As he grows more self-obsessed in response to increased adulation and popularity, so too does the dark alien slime - like the pink goo in Ghostbusters 2 - increase in force. So caught up in his own drama as to be unaware of Mary Jane's feelings and needs he falls carelessly into one mental trap after another until finally wearing the suit is a natural extension of where he had arrived mentally. The darkened Spdierman is one who does not use his power with responsibility but for cheap personal thrills.

The duality between light and dark plays out in other ways - as one 'villain' is rescued back to life, another one - Flint Marco's sandman – is created, a subtle pairing between Harry and Flint as 'noble villains', one acting for father, the other for daughter, which continues through to the end of the film. (scroll to view spoiler in white): Harry's scar echoing Marco's initial implosion from Harry's gun, and a similar ending of reconciliation and self-sacrifice for both.]

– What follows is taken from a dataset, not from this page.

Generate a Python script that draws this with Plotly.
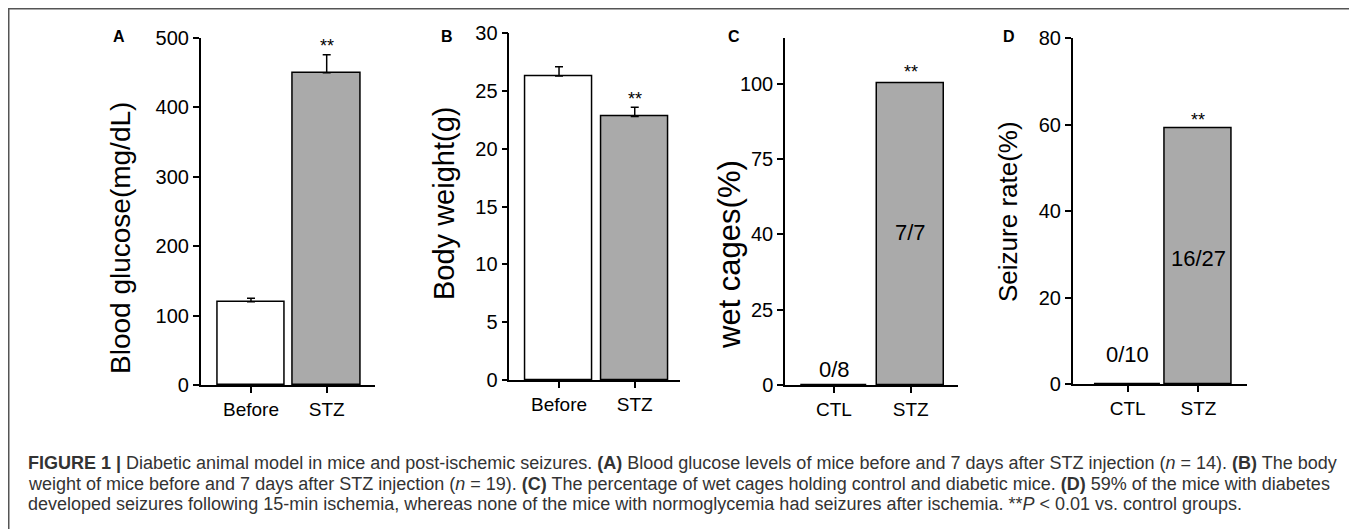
import plotly.graph_objects as go

# page body has an 8px margin, so the figure is drawn at offset (8, 8) in the window
OFF = 8
W, H = 1357 - OFF, 529 - OFF

# ---------------- data ----------------
cats_ab = ["Before", "STZ"]
cats_cd = ["CTL", "STZ"]

glucose = [120, 450]
glucose_err = [5, 26]

weight = [26.3, 22.8]
weight_err = [0.8, 0.8]

wet_cages = [0, 100]
wet_labels = ["0/8", "7/7"]

seizure = [0, 59.2]
seizure_labels = ["0/10", "16/27"]

ticks_a = [0, 100, 200, 300, 400, 500]
ticks_b = [0, 5, 10, 15, 20, 25, 30]
ticks_c_pos = [0, 25, 50, 75, 100]
ticks_c_txt = ["0", "25", "40", "75", "100"]
ticks_d = [0, 20, 40, 60, 80]

FILL = ["#ffffff", "#aaaaaa"]
FONT = "Liberation Sans, Arial, sans-serif"


def px(x):
    return (x - OFF) / W


def py(y):
    return 1 - (y - OFF) / H


fig = go.Figure()

panels = [
    dict(n="", cats=cats_ab, vals=glucose, err=glucose_err, xd=(200.7, 375), yd=(38, 385),
         xr=[-0.664, 1.638], yr=[0, 500], tv=ticks_a, tt=[str(t) for t in ticks_a], bw=0.885,
         title="Blood glucose(mg/dL)", tx=120, ty=238, ts=28, star_y=488, letter="A", lx=119),
    dict(n="2", cats=cats_ab, vals=weight, err=weight_err, xd=(509.3, 680), yd=(33.3, 380),
         xr=[-0.657, 1.598], yr=[0, 30], tv=ticks_b, tt=[str(t) for t in ticks_b], bw=0.88,
         title="Body weight(g)", tx=444, ty=204, ts=29, star_y=24.3, letter="B", lx=447),
    dict(n="3", cats=cats_cd, vals=wet_cages, err=None, xd=(785, 958), yd=(38.3, 385),
         xr=[-0.639, 1.617], yr=[0, 115], tv=ticks_c_pos, tt=ticks_c_txt, bw=0.87,
         title="wet cages(%)", tx=729, ty=255, ts=31, star_y=103.8, letter="C", lx=734,
         labels=wet_labels, label_y=[5, 50.7]),
    dict(n="4", cats=cats_cd, vals=seizure, err=None, xd=(1072.7, 1246.7), yd=(38.3, 384.3),
         xr=[-0.777, 1.681], yr=[0, 80], tv=ticks_d, tt=[str(t) for t in ticks_d], bw=0.946,
         title="Seizure rate(%)", tx=1008, ty=212, ts=26, star_y=61.2, letter="D", lx=1009,
         labels=seizure_labels, label_y=[6.8, 29.2]),
]

annotations = []
for p in panels:
    xa = "x" + p["n"]
    ya = "y" + p["n"]
    err = None
    if p["err"] is not None:
        err = dict(type="data", array=p["err"], arrayminus=[0] * len(p["err"]), symmetric=False,
                   color="black", thickness=1.5, width=4)
    fig.add_trace(go.Bar(
        x=p["cats"], y=p["vals"], xaxis=xa, yaxis=ya, width=p["bw"],
        marker=dict(color=FILL, line=dict(color="black", width=1.5)),
        error_y=err, showlegend=False, hoverinfo="skip",
    ))
    axis_common = dict(showline=True, linecolor="black", linewidth=1.5, ticks="outside",
                       ticklen=6, tickwidth=1.5, tickcolor="black", showgrid=False,
                       zeroline=False, fixedrange=True, automargin=False)
    fig.layout["xaxis" + p["n"]] = dict(
        domain=[px(p["xd"][0]), px(p["xd"][1])], anchor=ya, range=p["xr"], type="category",
        tickfont=dict(family=FONT, size=19, color="black"), **axis_common)
    fig.layout["yaxis" + p["n"]] = dict(
        domain=[py(p["yd"][1]), py(p["yd"][0])], anchor=xa, range=p["yr"],
        tickvals=p["tv"], ticktext=p["tt"],
        tickfont=dict(family=FONT, size=20, color="black"), **axis_common)
    # y title
    annotations.append(dict(x=px(p["tx"]), y=py(p["ty"]), xref="paper", yref="paper",
                            text=p["title"], textangle=-90, showarrow=False,
                            xanchor="center", yanchor="middle",
                            font=dict(family=FONT, size=p["ts"], color="black")))
    # significance stars
    annotations.append(dict(x=p["cats"][1], y=p["star_y"], xref=xa, yref=ya, text="**",
                            showarrow=False, yanchor="middle",
                            font=dict(family=FONT, size=18, color="black")))
    # panel letter
    annotations.append(dict(x=px(p["lx"]), y=py(36), xref="paper", yref="paper",
                            text="<b>" + p["letter"] + "</b>", showarrow=False,
                            xanchor="center", yanchor="middle",
                            font=dict(family=FONT, size=16, color="black")))
    if "labels" in p:
        for c, t, ly in zip(p["cats"], p["labels"], p["label_y"]):
            annotations.append(dict(x=c, y=ly, xref=xa, yref=ya, text=t, showarrow=False,
                                    yanchor="middle",
                                    font=dict(family=FONT, size=22, color="black")))

caption = [
    "<b>FIGURE 1 |</b> Diabetic animal model in mice and post-ischemic seizures. <b>(A)</b> Blood glucose "
    "levels of mice before and 7 days after STZ injection (<i>n</i> = 14). <b>(B)</b> The body",
    "weight of mice before and 7 days after STZ injection (<i>n</i> = 19). <b>(C)</b> The percentage of wet "
    "cages holding control and diabetic mice. <b>(D)</b> 59% of the mice with diabetes",
    "developed seizures following 15-min ischemia, whereas none of the mice with normoglycemia had "
    "seizures after ischemia. **<i>P</i> &lt; 0.01 vs. control groups.",
]
cap_y = [463, 483.5, 504]
for t, y in zip(caption, cap_y):
    annotations.append(dict(x=px(26), y=py(y), xref="paper", yref="paper", text=t,
                            showarrow=False, xanchor="left", yanchor="middle",
                            font=dict(family="Liberation Sans, Arial", size=18,
                                      color="#333333")))

fig.update_layout(
    width=W, height=H, margin=dict(l=0, r=0, t=0, b=0, pad=0, autoexpand=False),
    paper_bgcolor="white", plot_bgcolor="rgba(0,0,0,0)",
    annotations=annotations,
    shapes=[dict(type="rect", xref="paper", yref="paper", x0=px(8.75), x1=px(1355.5),
                 y0=py(545), y1=py(8.75), line=dict(color="#555555", width=1.5))],
    bargap=0,
)

fig.write_html("out.html")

Spiderman's Venom nemesis is a creation of Parker's own pride and ambition as a photographer, another twist on how we create our own monsters. Sometimes, like Marco, they're trying to support for their family, sometimes like Harry they're driven by jealousy, vengeance and family honor, sometimes like Brock, they've been spurned by our own arrogance and anger. And sometimes, like Parker, whose punch to Mary Jane left the Glasgow cinema icy silent, they are lost on a power trip and a broken heart (and for the sake of simplicity, some 'alien force').

Regardless of whether it is the work of an artist in their bedroom or a quarter of a billion dollar studio film, a film which can cut through the layers of crap I submerge my soul behind on a daily basis and make me thing about my own dark side, and choices, and mistakes and arrogance - tho I feel strangely dirty admitting it - has to be worth watching and writing about.

The sun rising in the east over New York made for a better ending to me than the following final scene, a flimsy over-easy fob off. But that perhaps was the point. Making good the things we've done wrong isn't something a film can do anything but remind us to focus on. And perhaps provide some comfort in this too: as the ever wise Aunt May says in the film, the first step is to forgive yourself.

Which can include liking trashy money grabbing escapist threequels.